Instructions to follow:
Print the material below exactly as it stands, please, from its first line to the line holding "import plotly.graph_objects as go", with no pictures.

______

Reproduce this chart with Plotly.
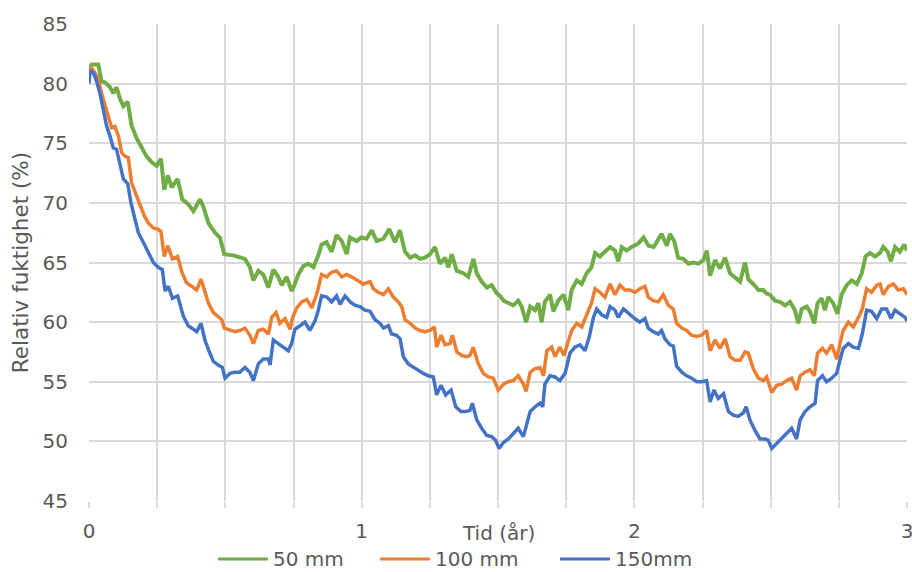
import plotly.graph_objects as go

# Relative humidity (%) over time (years) at three depths
t_50 = [0.000, 0.010, 0.034, 0.046, 0.059, 0.077, 0.089, 0.101, 0.114, 0.126, 0.142, 0.156, 0.175, 0.193,
        0.211, 0.230, 0.248, 0.264, 0.276, 0.289, 0.303, 0.325, 0.342, 0.364, 0.383, 0.407, 0.419, 0.438,
        0.462, 0.480, 0.496, 0.529, 0.554, 0.572, 0.590, 0.603, 0.621, 0.639, 0.658, 0.676, 0.694, 0.707,
        0.725, 0.743, 0.755, 0.768, 0.786, 0.804, 0.823, 0.841, 0.853, 0.871, 0.890, 0.908, 0.927, 0.945,
        0.957, 0.982, 0.998, 1.018, 1.037, 1.055, 1.080, 1.101, 1.122, 1.140, 1.159, 1.178, 1.196, 1.214,
        1.232, 1.251, 1.269, 1.287, 1.306, 1.318, 1.330, 1.349, 1.373, 1.391, 1.410, 1.422, 1.440, 1.459,
        1.477, 1.496, 1.508, 1.520, 1.538, 1.556, 1.574, 1.587, 1.603, 1.618, 1.636, 1.648, 1.660, 1.672,
        1.691, 1.703, 1.721, 1.740, 1.758, 1.770, 1.789, 1.807, 1.825, 1.843, 1.856, 1.874, 1.892, 1.911,
        1.929, 1.941, 1.954, 1.972, 1.990, 2.009, 2.015, 2.034, 2.052, 2.071, 2.083, 2.100, 2.119, 2.131,
        2.146, 2.161, 2.180, 2.198, 2.217, 2.235, 2.253, 2.266, 2.278, 2.296, 2.314, 2.333, 2.351, 2.369,
        2.388, 2.406, 2.418, 2.436, 2.455, 2.473, 2.485, 2.497, 2.516, 2.534, 2.553, 2.571, 2.589, 2.601,
        2.614, 2.632, 2.644, 2.660, 2.672, 2.687, 2.699, 2.711, 2.729, 2.745, 2.760, 2.779, 2.797, 2.816,
        2.834, 2.848, 2.864, 2.883, 2.901, 2.913, 2.929, 2.941, 2.956, 2.974, 2.990, 3.000]
rh_50 = [81.3, 81.6, 81.6, 80.2, 80.1, 79.7, 79.2, 79.7, 78.7, 78.1, 78.5, 76.5, 75.4, 74.6,
         73.9, 73.4, 73.1, 73.7, 71.1, 72.3, 71.3, 72.0, 70.3, 69.9, 69.3, 70.3, 69.7, 68.3,
         67.5, 67.1, 65.7, 65.6, 65.4, 65.3, 64.6, 63.5, 64.3, 64.0, 62.9, 64.4, 63.8, 63.1,
         63.8, 62.6, 63.2, 64.0, 64.7, 64.9, 64.6, 65.6, 66.5, 66.7, 65.9, 67.3, 66.8, 65.7,
         67.1, 66.8, 67.1, 67.0, 67.7, 66.8, 67.0, 67.8, 66.7, 67.7, 65.9, 65.4, 65.6, 65.3,
         65.4, 65.7, 66.3, 64.9, 65.4, 64.6, 65.7, 64.3, 64.1, 63.8, 65.3, 64.1, 63.4, 62.9,
         63.1, 62.4, 62.2, 61.8, 61.6, 61.4, 61.8, 61.3, 60.0, 61.3, 61.0, 61.6, 60.0, 61.7,
         62.3, 60.9, 61.8, 62.3, 61.0, 62.7, 63.5, 63.2, 64.1, 64.6, 65.8, 65.5, 65.9, 66.3,
         66.0, 65.1, 66.3, 66.0, 66.3, 66.5, 66.6, 67.1, 66.4, 66.3, 66.7, 67.4, 66.4, 67.4,
         66.8, 65.4, 65.3, 64.9, 65.0, 64.9, 65.2, 66.0, 63.9, 65.2, 64.5, 65.4, 64.1, 63.8,
         63.4, 65.0, 63.6, 63.2, 62.7, 62.7, 62.4, 62.3, 61.8, 61.7, 61.4, 61.7, 61.0, 59.9,
         61.1, 61.3, 60.9, 59.9, 61.6, 62.0, 61.0, 62.1, 61.6, 60.7, 62.3, 63.1, 63.5, 63.2,
         64.1, 65.5, 65.8, 65.5, 65.8, 66.3, 65.9, 65.1, 66.3, 65.9, 66.5, 66.0]

t_100 = [0.000, 0.010, 0.022, 0.034, 0.046, 0.059, 0.071, 0.083, 0.095, 0.108, 0.120, 0.132, 0.144, 0.156,
         0.169, 0.187, 0.203, 0.218, 0.236, 0.252, 0.264, 0.276, 0.289, 0.306, 0.325, 0.342, 0.358, 0.377,
         0.395, 0.411, 0.423, 0.438, 0.456, 0.474, 0.487, 0.496, 0.517, 0.535, 0.553, 0.572, 0.590, 0.603,
         0.621, 0.639, 0.658, 0.670, 0.686, 0.700, 0.719, 0.737, 0.747, 0.762, 0.780, 0.799, 0.817, 0.836,
         0.853, 0.872, 0.890, 0.908, 0.927, 0.945, 0.963, 0.982, 1.006, 1.031, 1.043, 1.061, 1.080, 1.098,
         1.116, 1.134, 1.147, 1.159, 1.178, 1.196, 1.214, 1.232, 1.251, 1.267, 1.275, 1.291, 1.306, 1.324,
         1.333, 1.349, 1.367, 1.386, 1.397, 1.409, 1.428, 1.446, 1.465, 1.483, 1.501, 1.520, 1.538, 1.556,
         1.574, 1.593, 1.603, 1.618, 1.636, 1.654, 1.667, 1.679, 1.697, 1.709, 1.727, 1.742, 1.758, 1.770,
         1.789, 1.807, 1.825, 1.843, 1.856, 1.874, 1.892, 1.911, 1.929, 1.947, 1.966, 1.984, 2.002, 2.020,
         2.039, 2.051, 2.069, 2.088, 2.106, 2.125, 2.143, 2.155, 2.174, 2.192, 2.210, 2.229, 2.247, 2.265,
         2.278, 2.296, 2.314, 2.333, 2.351, 2.369, 2.388, 2.406, 2.418, 2.436, 2.455, 2.473, 2.485, 2.498,
         2.504, 2.522, 2.540, 2.559, 2.577, 2.595, 2.608, 2.626, 2.644, 2.660, 2.672, 2.690, 2.705, 2.724,
         2.742, 2.754, 2.766, 2.785, 2.803, 2.822, 2.836, 2.852, 2.870, 2.889, 2.901, 2.913, 2.932, 2.950,
         2.968, 2.987, 3.000]
rh_100 = [81.2, 81.3, 80.9, 80.4, 79.2, 78.1, 77.3, 76.3, 76.4, 75.6, 74.2, 73.9, 73.8, 71.7,
          70.9, 69.9, 68.9, 68.3, 67.9, 67.8, 67.6, 65.5, 66.4, 65.3, 65.5, 64.1, 63.3, 63.0,
          62.7, 63.6, 62.7, 61.6, 60.8, 60.5, 60.2, 59.5, 59.3, 59.2, 59.3, 59.5, 58.9, 58.2,
          59.3, 59.4, 59.0, 60.4, 60.8, 59.9, 60.3, 59.4, 60.4, 61.2, 61.7, 61.9, 61.2, 62.4,
          64.0, 63.8, 64.2, 64.3, 63.8, 64.0, 63.8, 63.5, 63.2, 63.4, 62.8, 62.5, 62.3, 62.8,
          62.1, 61.7, 61.3, 60.2, 59.9, 59.5, 59.3, 59.2, 59.3, 59.6, 57.9, 58.9, 58.1, 58.2,
          58.9, 57.5, 57.2, 57.1, 57.2, 57.9, 56.5, 55.7, 55.4, 55.3, 54.3, 54.8, 55.0, 55.1,
          55.5, 54.8, 54.2, 55.8, 56.1, 56.2, 55.5, 57.6, 57.9, 57.1, 57.9, 57.2, 58.5, 59.3,
          59.9, 59.6, 60.6, 61.6, 62.8, 62.5, 62.1, 63.2, 62.3, 63.1, 62.7, 62.7, 62.5, 62.8,
          63.0, 62.1, 61.8, 61.7, 62.3, 61.4, 61.1, 59.9, 59.5, 59.3, 58.9, 58.8, 58.9, 59.3,
          57.6, 58.5, 57.8, 58.6, 57.1, 56.8, 56.8, 57.5, 57.4, 56.1, 55.3, 55.1, 55.4, 54.4,
          54.1, 54.7, 54.8, 55.1, 55.3, 54.3, 55.5, 55.8, 56.0, 55.5, 57.4, 57.8, 57.4, 58.1,
          56.9, 58.2, 59.3, 60.0, 59.6, 60.4, 61.1, 62.8, 62.5, 63.1, 63.2, 62.3, 63.0, 63.2,
          62.7, 62.8, 62.3]

t_150 = [0.000, 0.004, 0.016, 0.028, 0.040, 0.053, 0.065, 0.077, 0.089, 0.101, 0.114, 0.126, 0.142, 0.154,
         0.169, 0.181, 0.199, 0.218, 0.236, 0.254, 0.269, 0.279, 0.291, 0.306, 0.325, 0.346, 0.364, 0.383,
         0.395, 0.411, 0.425, 0.438, 0.456, 0.474, 0.489, 0.499, 0.517, 0.535, 0.553, 0.572, 0.590, 0.603,
         0.621, 0.639, 0.658, 0.664, 0.676, 0.694, 0.714, 0.731, 0.743, 0.755, 0.774, 0.792, 0.810, 0.829,
         0.841, 0.853, 0.872, 0.890, 0.908, 0.921, 0.939, 0.958, 0.976, 0.994, 1.012, 1.031, 1.049, 1.067,
         1.080, 1.098, 1.110, 1.128, 1.141, 1.153, 1.171, 1.190, 1.208, 1.226, 1.244, 1.263, 1.275, 1.291,
         1.308, 1.328, 1.345, 1.364, 1.381, 1.397, 1.406, 1.422, 1.440, 1.459, 1.477, 1.491, 1.504, 1.520,
         1.538, 1.556, 1.574, 1.593, 1.603, 1.618, 1.636, 1.654, 1.664, 1.672, 1.691, 1.709, 1.727, 1.746,
         1.764, 1.782, 1.801, 1.819, 1.835, 1.850, 1.862, 1.881, 1.899, 1.911, 1.929, 1.941, 1.960, 1.978,
         1.996, 2.020, 2.039, 2.051, 2.069, 2.088, 2.100, 2.112, 2.131, 2.143, 2.155, 2.174, 2.192, 2.210,
         2.229, 2.247, 2.265, 2.278, 2.292, 2.308, 2.327, 2.345, 2.363, 2.381, 2.400, 2.410, 2.424, 2.443,
         2.461, 2.479, 2.491, 2.504, 2.522, 2.540, 2.559, 2.577, 2.595, 2.608, 2.626, 2.644, 2.663, 2.672,
         2.690, 2.705, 2.724, 2.742, 2.754, 2.766, 2.785, 2.803, 2.822, 2.836, 2.852, 2.870, 2.889, 2.907,
         2.925, 2.941, 2.956, 2.974, 2.993, 3.000]
rh_150 = [80.0, 81.1, 80.9, 80.2, 79.2, 77.8, 76.4, 75.6, 74.6, 74.5, 73.1, 72.0, 71.6, 70.0,
          68.6, 67.5, 66.7, 65.8, 65.0, 64.6, 64.4, 62.6, 63.0, 62.0, 62.2, 60.5, 59.7, 59.4,
          59.2, 59.9, 58.5, 57.7, 56.7, 56.4, 56.2, 55.3, 55.7, 55.8, 55.8, 56.2, 55.8, 55.1,
          56.5, 56.9, 56.9, 56.4, 58.5, 58.2, 57.9, 57.6, 58.2, 59.4, 59.7, 60.0, 59.3, 60.1,
          61.0, 62.2, 62.1, 61.7, 62.2, 61.5, 62.2, 61.7, 61.4, 61.3, 61.0, 60.9, 60.2, 59.9,
          59.5, 59.7, 59.0, 58.9, 58.6, 57.1, 56.5, 56.2, 56.0, 55.7, 55.5, 55.4, 53.9, 54.7,
          53.9, 54.3, 52.9, 52.5, 52.5, 52.6, 53.2, 51.8, 51.1, 50.5, 50.4, 50.1, 49.4, 49.9,
          50.2, 50.6, 51.1, 50.4, 51.2, 52.5, 52.9, 53.2, 52.9, 54.8, 55.5, 55.4, 55.1, 55.7,
          57.4, 57.9, 58.1, 57.6, 58.8, 60.4, 61.1, 60.6, 60.4, 61.3, 61.0, 60.4, 61.1, 60.7,
          60.4, 60.0, 60.3, 59.5, 59.2, 59.0, 59.3, 58.6, 58.1, 58.0, 56.3, 55.8, 55.5, 55.3,
          55.0, 55.0, 55.1, 53.3, 54.3, 53.6, 54.0, 52.5, 52.2, 52.1, 52.4, 52.9, 51.8, 50.9,
          50.2, 50.2, 50.1, 49.4, 49.8, 50.2, 50.6, 51.1, 50.2, 51.8, 52.5, 52.9, 53.2, 55.1,
          55.5, 55.0, 55.3, 55.7, 56.8, 57.8, 58.2, 57.9, 57.8, 59.0, 61.0, 60.9, 60.3, 61.1,
          61.1, 60.3, 61.0, 60.7, 60.4, 60.1]

series_names = ["50 mm", "100 mm", "150mm"]
series_colors = ["#70AD47", "#ED7D31", "#4472C4"]
series_widths = [4, 3.5, 3.5]

x_ticks = [0, 0.25, 0.5, 0.75, 1, 1.25, 1.5, 1.75, 2, 2.25, 2.5, 2.75, 3]
x_tick_text = ["0", "", "", "", "1", "", "", "", "2", "", "", "", "3"]
y_ticks = [45, 50, 55, 60, 65, 70, 75, 80, 85]

FONT = "DejaVu Sans"
TEXT = "#595959"
GRID = "#D9D9D9"

fig = go.Figure()
for t, rh, name, color, w in zip([t_50, t_100, t_150], [rh_50, rh_100, rh_150],
                                 series_names, series_colors, series_widths):
    fig.add_trace(go.Scatter(x=t, y=rh, mode="lines", name=name, showlegend=False,
                             line=dict(color=color, width=w)))

# Legend row below the axis: a line sample followed by the series name
legend_x = [0.1577, 0.3557, 0.5758]   # paper x of each sample's left end
legend_y = -0.1215
sample_len = 0.0611
shapes, annotations = [], []
for x0, name, color in zip(legend_x, series_names, series_colors):
    shapes.append(dict(type="line", xref="paper", yref="paper",
                       x0=x0, x1=x0 + sample_len, y0=legend_y, y1=legend_y,
                       line=dict(color=color, width=3)))
    annotations.append(dict(text=name, xref="paper", yref="paper",
                            x=x0 + sample_len + 0.004, y=legend_y,
                            xanchor="left", yanchor="middle", showarrow=False,
                            font=dict(family=FONT, size=20, color=TEXT)))

annotations.append(dict(text="Tid (år)", x=0.5, xref="paper", y=-0.067, yref="paper",
                        xanchor="center", yanchor="middle", showarrow=False,
                        font=dict(family=FONT, size=20, color=TEXT)))

fig.update_layout(
    width=912, height=572,
    margin=dict(l=89, r=5, t=24, b=71, autoexpand=False),
    paper_bgcolor="white", plot_bgcolor="white",
    font=dict(family=FONT, size=20, color=TEXT),
    showlegend=False,
    shapes=shapes,
    annotations=annotations,
)
fig.update_xaxes(range=[0, 3], tickvals=x_ticks, ticktext=x_tick_text,
                 showgrid=True, gridcolor=GRID, gridwidth=2, zeroline=False,
                 showline=False, ticks="outside", ticklen=6, tickcolor=GRID, tickwidth=2,
                 ticklabelstandoff=6, ticklabeloverflow="allow", automargin=False,
                 tickfont=dict(family=FONT, size=20, color=TEXT))
fig.update_yaxes(range=[45, 85], tickvals=y_ticks,
                 showgrid=True, gridcolor=GRID, gridwidth=2, zeroline=False,
                 showline=False, ticks="", ticklabelstandoff=20, automargin=False,
                 title=dict(text="Relativ fuktighet (%)", standoff=8,
                            font=dict(family=FONT, size=21.5, color=TEXT)),
                 tickfont=dict(family=FONT, size=20, color=TEXT))

fig.write_html("out.html")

______

Response below:
Reproduce this chart with Plotly.
import plotly.graph_objects as go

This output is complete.